また、何かのトリガー情報をリアルタイムに補足し、その瞬間にタイムリーにその人向けに情報を届けるリアルタイムの世界もまた、経済合理性に見合う範囲内でシステムを実装することが可能になりました。
こうした技術の発展と共に、顧客に最適な情報を届けることが経済合理性に合う投資や費用で実現できるようになり、ハイパーパーソナライゼーションというキーワードが改めて脚光を浴びたのだと思います。
また、1つ目の情緒的な顧客体験に通じますが、これまでの企業が売り上げを上げることだけに重きを置いたクロスセルをするためのリコメンデーションから、顧客がよりパーソナルな体験(おもてなし)*を得るための取り組みにシフトすることで、結果として顧客のLTV向上が実現できるのだと考えています。
*消費者の75%が「よりパーソナルな体験」を求めてお気に入りブランドから乗り換える可能性があるとも報告。70%以上の消費者がパーソナライズを期待しており、それが感じられないと不満に思う。現代の顧客は自分向けにカスタマイズされたサービスを当たり前と捉えており、逆に画一的・没個性的な体験しか提供できないと機会損失につながる。

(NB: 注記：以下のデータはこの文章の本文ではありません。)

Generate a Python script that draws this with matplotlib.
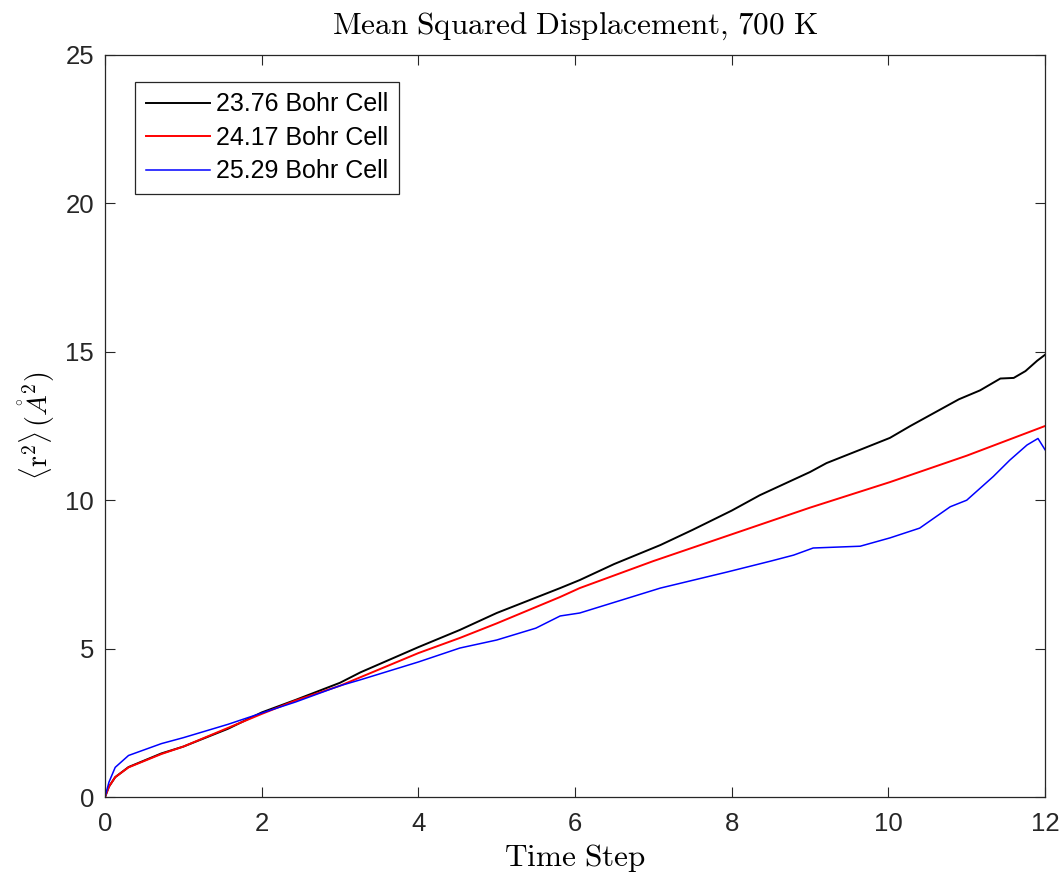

出典:What is personalization?
現在私たちは、「その人にとって最も意味のある情報や体験を、最もよいタイミングで届ける」ことを実現するためのサービスとして、CU/ADS(クアッズ)を提供しています。
- ギックス、「顧客理解No.1カンパニー」を目指したサービス「ADS for Customer Understanding:CU/ADS(クアッズ)」を発表(2025/04/04)https://www.gixo.jp/news-press/27071/
このCU/ADSにより、クライアント企業がハイパーパーソナライゼーションを実現することが可能になります。
リアルタイムに1to1に適切な情報を顧客に届けるUI部分は、“Smart Execution”という呼び方をしていますが、行動データで顧客を理解するマーケティングツール「Mygru(マイグル)」を用いて、エンドユーザー一人一人にわかりやすく情報を提供し行動変容を促していきます。

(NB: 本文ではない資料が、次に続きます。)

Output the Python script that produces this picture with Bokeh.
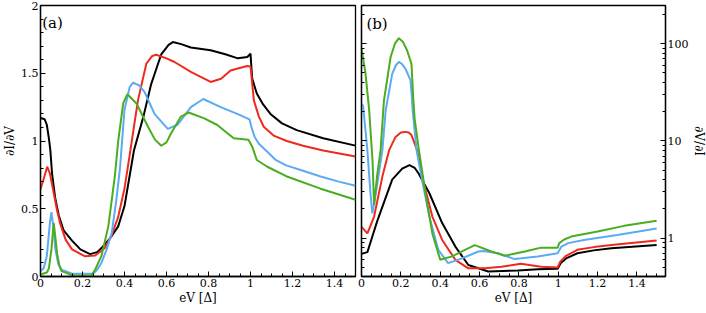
from bokeh.plotting import figure
from bokeh.layouts import row
from bokeh.models import Range1d, LinearAxis, LogAxis, FixedTicker, Label
from bokeh.embed import file_html
from bokeh.resources import INLINE

FONT = "DejaVu Serif"
BLACK = "#000000"
RED = "#ee2a1f"
BLUE = "#5cabf2"
GREEN = "#4aad1f"

# ---------------- panel (a): dI/dV, linear ----------------
a_black_x = [0, 0.02, 0.03, 0.04, 0.047, 0.055, 0.07, 0.087, 0.11, 0.15, 0.19, 0.236, 0.27, 0.29, 0.33, 0.37,
             0.40, 0.445, 0.49, 0.527, 0.575, 0.61, 0.63, 0.67, 0.716, 0.81, 0.88, 0.94, 0.985, 1.0, 1.008,
             1.03, 1.06, 1.095, 1.15, 1.22, 1.346, 1.5]
a_black_y = [1.17, 1.16, 1.12, 1.02, 0.93, 0.76, 0.58, 0.45, 0.34, 0.265, 0.20, 0.165, 0.18, 0.21, 0.28, 0.37,
             0.52, 0.93, 1.18, 1.42, 1.64, 1.71, 1.73, 1.715, 1.69, 1.67, 1.64, 1.61, 1.62, 1.645, 1.46,
             1.35, 1.27, 1.20, 1.13, 1.08, 1.02, 0.966]

a_red_x = [0, 0.015, 0.032, 0.045, 0.063, 0.08, 0.094, 0.12, 0.15, 0.21, 0.26, 0.307, 0.34, 0.37, 0.40, 0.425,
           0.464, 0.504, 0.53, 0.551, 0.60, 0.638, 0.716, 0.81, 0.86, 0.905, 0.984, 1.0, 1.016, 1.04, 1.063,
           1.11, 1.173, 1.25, 1.346, 1.5]
a_red_y = [0.645, 0.72, 0.81, 0.76, 0.615, 0.48, 0.39, 0.27, 0.20, 0.15, 0.155, 0.21, 0.31, 0.44, 0.65, 0.90,
           1.30, 1.57, 1.625, 1.637, 1.61, 1.583, 1.51, 1.436, 1.46, 1.52, 1.554, 1.55, 1.30, 1.18, 1.105,
           1.04, 1.0, 0.965, 0.93, 0.885]

a_blue_x = [0, 0.015, 0.03, 0.045, 0.052, 0.06, 0.071, 0.085, 0.10, 0.15, 0.25, 0.27, 0.29, 0.315, 0.339, 0.36,
            0.378, 0.40, 0.425, 0.441, 0.47, 0.496, 0.543, 0.606, 0.653, 0.716, 0.775, 0.858, 0.937, 0.995,
            1.005, 1.02, 1.04, 1.08, 1.12, 1.17, 1.25, 1.33, 1.42, 1.5]
a_blue_y = [0.04, 0.06, 0.15, 0.40, 0.475, 0.38, 0.20, 0.09, 0.05, 0.02, 0.02, 0.05, 0.10, 0.20, 0.32, 0.55,
            0.79, 1.23, 1.40, 1.43, 1.41, 1.36, 1.20, 1.09, 1.12, 1.25, 1.31, 1.25, 1.20, 1.16,
            1.10, 1.03, 0.98, 0.92, 0.86, 0.82, 0.78, 0.74, 0.70, 0.67]

a_green_x = [0, 0.03, 0.04, 0.052, 0.063, 0.07, 0.079, 0.09, 0.10, 0.15, 0.24, 0.26, 0.29, 0.323, 0.354, 0.37,
             0.394, 0.414, 0.457, 0.512, 0.545, 0.575, 0.60, 0.622, 0.669, 0.705, 0.78, 0.842, 0.88, 0.92,
             0.99, 1.008, 1.03, 1.08, 1.17, 1.33, 1.5]
a_green_y = [0.015, 0.03, 0.06, 0.20, 0.395, 0.30, 0.17, 0.08, 0.04, 0.01, 0.005, 0.05, 0.15, 0.37, 0.74, 1.0,
             1.28, 1.345, 1.277, 1.105, 1.01, 0.965, 0.99, 1.057, 1.18, 1.21, 1.167, 1.118, 1.07, 1.02,
             1.01, 0.96, 0.86, 0.81, 0.74, 0.65, 0.566]

# ---------------- panel (b): dV/dI, log ----------------
b_black_x = [0, 0.03, 0.055, 0.08, 0.106, 0.156, 0.207, 0.244, 0.27, 0.291, 0.345, 0.41, 0.477, 0.543, 0.644,
             0.795, 0.896, 0.997, 1.013, 1.04, 1.097, 1.18, 1.27, 1.5]
b_black_y = [0.69, 0.72, 1.04, 1.5, 2.1, 4.0, 5.2, 5.65, 5.3, 4.6, 2.9, 1.43, 0.82, 0.53, 0.455,
             0.465, 0.48, 0.485, 0.555, 0.62, 0.70, 0.75, 0.79, 0.85]

b_red_x = [0, 0.03, 0.064, 0.106, 0.14, 0.173, 0.2, 0.224, 0.24, 0.254, 0.283, 0.316, 0.36, 0.41, 0.477, 0.543,
           0.627, 0.711, 0.81, 0.913, 0.997, 1.01, 1.04, 1.097, 1.18, 1.27, 1.5]
b_red_y = [1.31, 1.12, 1.67, 4.3, 8, 11, 12.2, 12.4, 12.2, 11.5, 8, 3.7, 1.67, 0.96, 0.60, 0.49,
           0.49, 0.51, 0.545, 0.51, 0.50, 0.575, 0.66, 0.76, 0.81, 0.85, 0.945]

b_blue_x = [0.0, 0.008, 0.03, 0.045, 0.055, 0.068, 0.081, 0.106, 0.123, 0.156, 0.175, 0.19, 0.205, 0.224, 0.249,
            0.255, 0.26, 0.28, 0.311, 0.345, 0.39, 0.44, 0.51, 0.594, 0.62, 0.694, 0.778, 0.896, 0.997, 1.016,
            1.05, 1.13, 1.30, 1.5]
b_blue_y = [24, 23, 8, 3.0, 1.8, 2.5, 3.7, 8, 20.7, 49, 60, 65, 62, 55, 42,
            30, 20.7, 8, 3.7, 1.67, 0.76, 0.555, 0.62, 0.73, 0.74, 0.70, 0.61, 0.65, 0.70, 0.82,
            0.89, 0.96, 1.08, 1.26]

b_green_x = [0.0, 0.02, 0.039, 0.056, 0.064, 0.08, 0.097, 0.114, 0.148, 0.17, 0.19, 0.21, 0.232, 0.254, 0.262,
             0.27, 0.292, 0.30, 0.325, 0.36, 0.40, 0.46, 0.526, 0.576, 0.66, 0.728, 0.83, 0.913, 0.997, 1.005,
             1.03, 1.066, 1.2, 1.335, 1.5]
b_green_y = [89, 50, 20.7, 6.3, 2.2, 4.5, 8.05, 26, 73, 100, 114, 105, 85, 62, 30,
             17, 8, 6.3, 2.9, 1.12, 0.60, 0.65, 0.76, 0.85, 0.73, 0.66, 0.73, 0.80, 0.80, 0.89,
             0.97, 1.04, 1.17, 1.34, 1.51]

x_ticks = [0, 0.2, 0.4, 0.6, 0.8, 1.0, 1.2, 1.4]
x_tick_labels = {0: "0", 0.2: "0.2", 0.4: "0.4", 0.6: "0.6", 0.8: "0.8", 1.0: "1", 1.2: "1.2", 1.4: "1.4"}
a_y_ticks = [0, 0.5, 1.0, 1.5, 2.0]
a_y_tick_labels = {0: "0", 0.5: "0.5", 1.0: "1", 1.5: "1.5", 2.0: "2"}
b_y_ticks = [1, 10, 100]
b_y_tick_labels = {1: "1", 10: "10", 100: "100"}
b_y_minor = [m * 10 ** e for e in (-1, 0, 1, 2) for m in range(2, 10)]

TICK_FS = "11px"
LABEL_FS = "12px"


def style_axis(ax, labels=True):
    ax.major_tick_in = 5
    ax.major_tick_out = 0
    ax.minor_tick_in = 3
    ax.minor_tick_out = 0
    ax.major_tick_line_color = "black"
    ax.minor_tick_line_color = "black"
    ax.axis_line_color = "black"
    ax.axis_line_width = 1.3
    ax.major_label_text_font = FONT
    ax.major_label_text_color = "black"
    ax.axis_label_text_font = FONT
    ax.axis_label_text_font_style = "normal"
    ax.axis_label_text_font_size = LABEL_FS
    ax.axis_label_text_color = "black"
    ax.major_label_standoff = 2
    ax.axis_label_standoff = 1
    ax.major_label_text_font_size = TICK_FS
    if not labels:
        ax.major_label_text_alpha = 0
        ax.major_label_text_font_size = "2px"
        ax.major_label_standoff = 0


def base_fig(**kw):
    p = figure(output_backend="svg", toolbar_location=None, **kw)
    p.xgrid.visible = False
    p.ygrid.visible = False
    p.outline_line_color = "black"
    p.outline_line_width = 1.3
    p.background_fill_color = "white"
    p.border_fill_color = "white"
    return p


# ---- left figure
pa = base_fig(frame_width=315, frame_height=271, x_range=Range1d(0, 1.5), y_range=Range1d(0, 2),
              x_axis_location=None, y_axis_location=None,
              min_border_left=27, min_border_right=2, min_border_top=5, min_border_bottom=26)
xa = LinearAxis(axis_label="eV [Δ]")
xa.ticker = FixedTicker(ticks=x_ticks, minor_ticks=[i * 0.05 for i in range(31)])
xa.major_label_overrides = x_tick_labels
style_axis(xa)
pa.add_layout(xa, "below")
ya = LinearAxis(axis_label="∂I/∂V")
ya.ticker = FixedTicker(ticks=a_y_ticks, minor_ticks=[i * 0.1 for i in range(21)])
ya.major_label_overrides = a_y_tick_labels
style_axis(ya)
pa.add_layout(ya, "left")

for xs, ys, c in [(a_black_x, a_black_y, BLACK), (a_red_x, a_red_y, RED),
                  (a_blue_x, a_blue_y, BLUE), (a_green_x, a_green_y, GREEN)]:
    pa.line(xs, ys, line_color=c, line_width=2)
pa.add_layout(Label(x=0.008, y=1.94, text="(a)", text_font=FONT, text_font_size="15px",
                    text_baseline="top", text_align="left", text_color="black"))

# ---- right figure
pb = base_fig(frame_width=304, frame_height=271, x_range=Range1d(0, 1.545), y_range=Range1d(0.404, 247),
              y_axis_type="log", x_axis_location=None, y_axis_location=None,
              min_border_left=4, min_border_right=30, min_border_top=5, min_border_bottom=26)
xb = LinearAxis(axis_label="eV [Δ]")
xb.ticker = FixedTicker(ticks=x_ticks, minor_ticks=[i * 0.05 for i in range(31)])
xb.major_label_overrides = x_tick_labels
style_axis(xb)
pb.add_layout(xb, "below")
yb_r = LogAxis(axis_label="∂V/∂I")
yb_r.ticker = FixedTicker(ticks=b_y_ticks, minor_ticks=b_y_minor)
yb_r.major_label_overrides = b_y_tick_labels
style_axis(yb_r)
pb.add_layout(yb_r, "right")
yb_l = LogAxis()
yb_l.ticker = FixedTicker(ticks=b_y_ticks, minor_ticks=b_y_minor)
style_axis(yb_l, labels=False)
pb.add_layout(yb_l, "left")

for xs, ys, c in [(b_black_x, b_black_y, BLACK), (b_red_x, b_red_y, RED),
                  (b_blue_x, b_blue_y, BLUE), (b_green_x, b_green_y, GREEN)]:
    pb.line(xs, ys, line_color=c, line_width=2)
pb.add_layout(Label(x=0.025, y=195, text="(b)", text_font=FONT, text_font_size="15px",
                    text_baseline="top", text_align="left", text_color="black"))

layout = row(pa, pb)
open("out.html", "w").write(file_html(layout, INLINE))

Smart Executionは、「その人に合わせて、いつ、何を、どのような条件で届けるか?」を即時に判断・実行するCU/ADSの“エンジン”から出される情報を、適切に顧客に届ける役割を持っています。
Mygruは単体でもご利用いただけるソフトウェアとして展開していますが、CU/ADSのSmart Executionとして、更に進化していく予定です。
また、顧客の行動を促すための仕掛けに関しても継続的に特許を出願し続けており、今後はクライアントの収益に直接的なインパクトを与えるサービスとして高度化させていく予定です。
今後もこの場を通じて、ギックスが目指す「判断の進化」や「顧客体験の革新」について、さまざまな視点からお伝えしていきます。引き続きどうぞよろしくお願いします。